Dès les années 2010, des projets de recherche ont visé à développer des outils pour mieux impliquer les usagers dans la question de la gestion énergétique du bâtiment qu’ils occupent. L’édition 2014 de l’APR « Vers des bâtiments responsables » a dédié une large place aux outils numériques. Les enseignements montrent que travailler la relation avec l’usager est essentiel pour bien caractériser et dimensionner les informations à partager, mais aussi leurs modalités d’acquisition et de diffusion, afin que les occupants du bâtiment soient en mesure de s’en saisir et de les utiliser.

En 2016, l’ADEME lance l’APR TEES, « Transitions écologiques, économiques et sociales ». Cette première édition cible alors l’évolution des comportements individuels et des pratiques des consommateurs et citoyens, nécessaire à la transition énergétique et écologique, et encourage des projets s’intéressant aux déterminants des types et des modes d’habiter ainsi qu’à des émergences, comme les mouvements d’habitat participatif. Il intègre aussi la question des usages dans l’habitat à travers les compteurs communicants, les capteurs, etc., pour interroger l’impact de ces outils sur la manière de concevoir et d’utiliser son logement. Cet axe dédié aux comportements individuels, notamment dans le bâtiment, sera présent dans les éditions suivantes de l’APR.

Comprendre la décision de rénovation énergétique

Ces champs de recherche, notamment la sociologie de l’énergie, ont été dynamisés depuis 2018 par les politiques nationales de rénovation énergétique. Dans l’APR « Vers des bâtiments responsables », cette même année, l’un des axes de recherche propose d’étudier les facteurs contribuant au passage à l’action pour investir dans des travaux de rénovation ou pour faire évoluer ses pratiques de consommation énergétique, qu’il s’agisse de ménages ou de TPE/PME propriétaires de leur local. Ces recherches ont permis de mettre en lumière l’insuffisance de la seule incitation financière, ainsi que de nombreux autres facteurs, révélés par les approches psychosociales, influençant la prise de décision des ménages : perception de sa propre capacité à faire, charge mentale associée aux travaux, peurs liées aux arnaques ou à des croyances concernant l’incompétence des artisans…

L’implication citoyenne dans la transition écologique des bâtiments

L’ADEME, dans son APR « Vers des bâtiments responsables », a choisi en 2022 de financer des projets portant sur l’assistance à maîtrise d’usage (AMU) celle-ci pouvant constituer une des solutions à une meilleure appropriation des questions liées aux travaux et à l’énergie par les usagers.
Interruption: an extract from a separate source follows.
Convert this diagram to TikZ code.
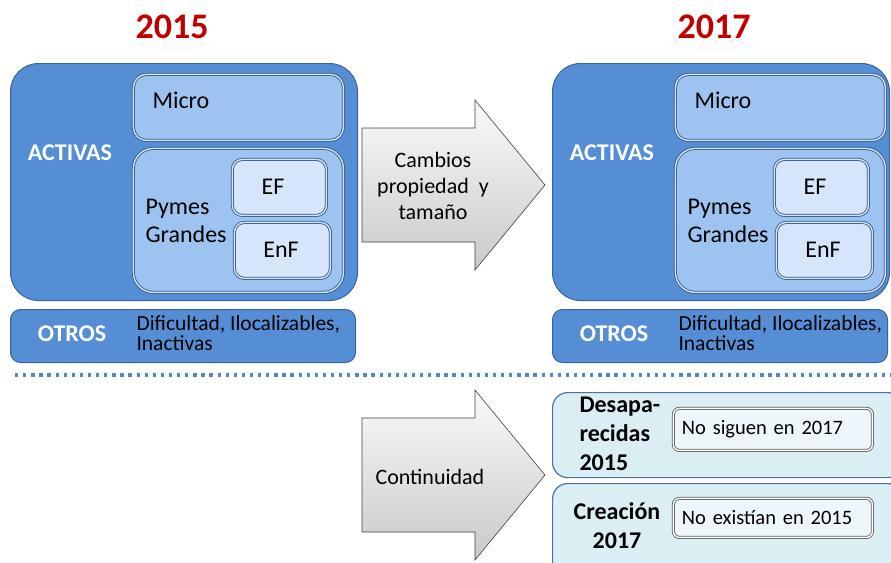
\documentclass[tikz,border=0pt]{standalone}
\usepackage{fontspec}
\setmainfont{Carlito}
\usetikzlibrary{positioning}

\definecolor{rojo}{RGB}{192,0,0}
\definecolor{azulfondo}{RGB}{85,142,213}
\definecolor{azulborde}{RGB}{58,98,156}
\definecolor{azulmedio}{RGB}{157,195,240}
\definecolor{azulclaro}{RGB}{214,229,249}
\definecolor{celeste}{RGB}{219,238,244}
\definecolor{celesteclaro}{RGB}{237,247,251}
\definecolor{puntos}{RGB}{79,134,204}

\tikzset{
  titulo/.style={text=rojo, font=\fontsize{36}{40}\selectfont\bfseries},
  caja/.style={draw=azulborde, line width=1pt, fill=azulfondo, anchor=north west, inner sep=0pt},
  subcaja/.style={draw=azulborde!85!black, line width=0.8pt, double=white!55!azulmedio,
    double distance=1.4pt, anchor=north west, inner sep=0pt},
  blanco/.style={text=white, font=\fontsize{24}{28}\selectfont\bfseries},
  txt/.style={font=\fontsize{24}{28}\selectfont, align=left},
  flecha/.style={draw=black!75, line width=0.6pt, top color=gray!4, bottom color=gray!42},
}

\begin{document}
\begin{tikzpicture}[x=1pt, y=-1pt]
  \useasboundingbox (0,0) rectangle (891,562);
  \clip (0,0) rectangle (891,562);

  % 1. paneles 2015 y 2017
  \foreach \dx/\w/\yr in {0/347/2015, 542/337/2017} {
    \node[titulo] (tit\yr) at (\dx+172, 27) {\yr};
    \node[caja, rounded corners=28pt, minimum width=\w, minimum height=237] (act\yr) at (\dx+10, 63) {};
    \node[blanco] (activas\yr) at (\dx+70, 153) {ACTIVAS};
    \node[subcaja, rounded corners=13pt, fill=azulmedio, minimum width=210, minimum height=66] (micro\yr) at (\dx+133, 74) {};
    \node[txt, anchor=west] (microtxt\yr) at (\dx+149, 100) {Micro};
    \node[subcaja, rounded corners=20pt, fill=azulmedio, minimum width=210, minimum height=144] (pymes\yr) at (\dx+133, 148) {};
    \node[txt, anchor=west] (pymestxt\yr) at (\dx+142, 221) {Pymes\\Grandes};
    \node[subcaja, rounded corners=10pt, fill=azulclaro, minimum width=94, minimum height=56] (ef\yr) at (\dx+232, 159) {};
    \node[txt] (eftxt\yr) at (\dx+273, 187) {EF};
    \node[subcaja, rounded corners=10pt, fill=azulclaro, minimum width=96, minimum height=56] (enf\yr) at (\dx+234, 222) {};
    \node[txt] (enftxt\yr) at (\dx+281, 250) {EnF};
    \node[caja, rounded corners=10pt, minimum width=\w-2, minimum height=53] (otros\yr) at (\dx+10, 309) {};
    \node[blanco] (otrostxt\yr) at (\dx+72, 334) {OTROS};
    \node[font=\fontsize{21.5}{20.5}\selectfont, align=left, anchor=west] (difi\yr) at (\dx+133, 333)
      {Dificultad, Ilocalizables,\\Inactivas};
  }

  % 2. flechas grises
  \foreach \yc in {185, 475} {
    \draw[flecha] (362,\yc-57) -- (475,\yc-57) -- (475,\yc-85) -- (545,\yc)
      -- (475,\yc+85) -- (475,\yc+57) -- (362,\yc+57) -- cycle;
  }
  \node[font=\fontsize{22}{26}\selectfont, align=center] (cambios) at (433, 186) {Cambios\\propiedad\ \ y\\tamaño};
  \node[font=\fontsize{22}{26}\selectfont, anchor=west] (cont) at (372, 477) {Continuidad};

  % 3. separador punteado
  \draw[puntos, line width=3.3pt, dash pattern=on 3.3pt off 4.8pt] (15,375) -- (891,375);

  % 4. altas y bajas
  \node[caja, fill=celeste, draw=azulborde!90, line width=1.2pt, rounded corners=15pt,
    minimum width=350, minimum height=85] (desap) at (552, 392) {};
  \node[font=\fontsize{24}{29}\selectfont\bfseries, align=left, anchor=west] (desaptxt) at (576, 434)
    {Desapa-\\recidas\\2015};
  \node[subcaja, fill=celesteclaro, draw=black!65, double=white, rounded corners=6pt,
    minimum width=199, minimum height=42] (nosiguen) at (673, 408) {};
  \node[font=\fontsize{20.5}{24}\selectfont, text width=182, align=left] (nosiguentxt) at (nosiguen.center) {No siguen en 2017};
  \node[caja, fill=celeste, draw=azulborde!90, line width=1.2pt, rounded corners=15pt,
    minimum width=350, minimum height=100] (creac) at (552, 483) {};
  \node[font=\fontsize{24}{29}\selectfont\bfseries, align=center] (creactxt) at (617, 526)
    {Creación\\2017};
  \node[subcaja, fill=celesteclaro, draw=black!65, double=white, rounded corners=6pt,
    minimum width=199, minimum height=39] (noexist) at (673, 498) {};
  \node[font=\fontsize{20.5}{24}\selectfont, text width=182, align=left] (noexisttxt) at (noexist.center) {No existían en 2015};
\end{tikzpicture}
\end{document}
Tout comme le maître d’ouvrage est le commanditaire à l’attention duquel est réalisé le projet, la maîtrise d’usage représente le groupe des usagers pour lequel le projet est réalisé in fine. L’assistant à maîtrise d’usage est quant à lui le professionnel qui appuie le groupe des usagers dans l’expression de ses besoins et de ses savoirs empiriques en ce qui concerne son habitat. Enfin, l’autorénovation accompagnée, dans laquelle l’habitant s’implique directement dans les travaux de son logement avec l’appui d’un professionnel de la rénovation, est également une piste de meilleure appropriation de son habitat et de ses dimensions technique et énergétique.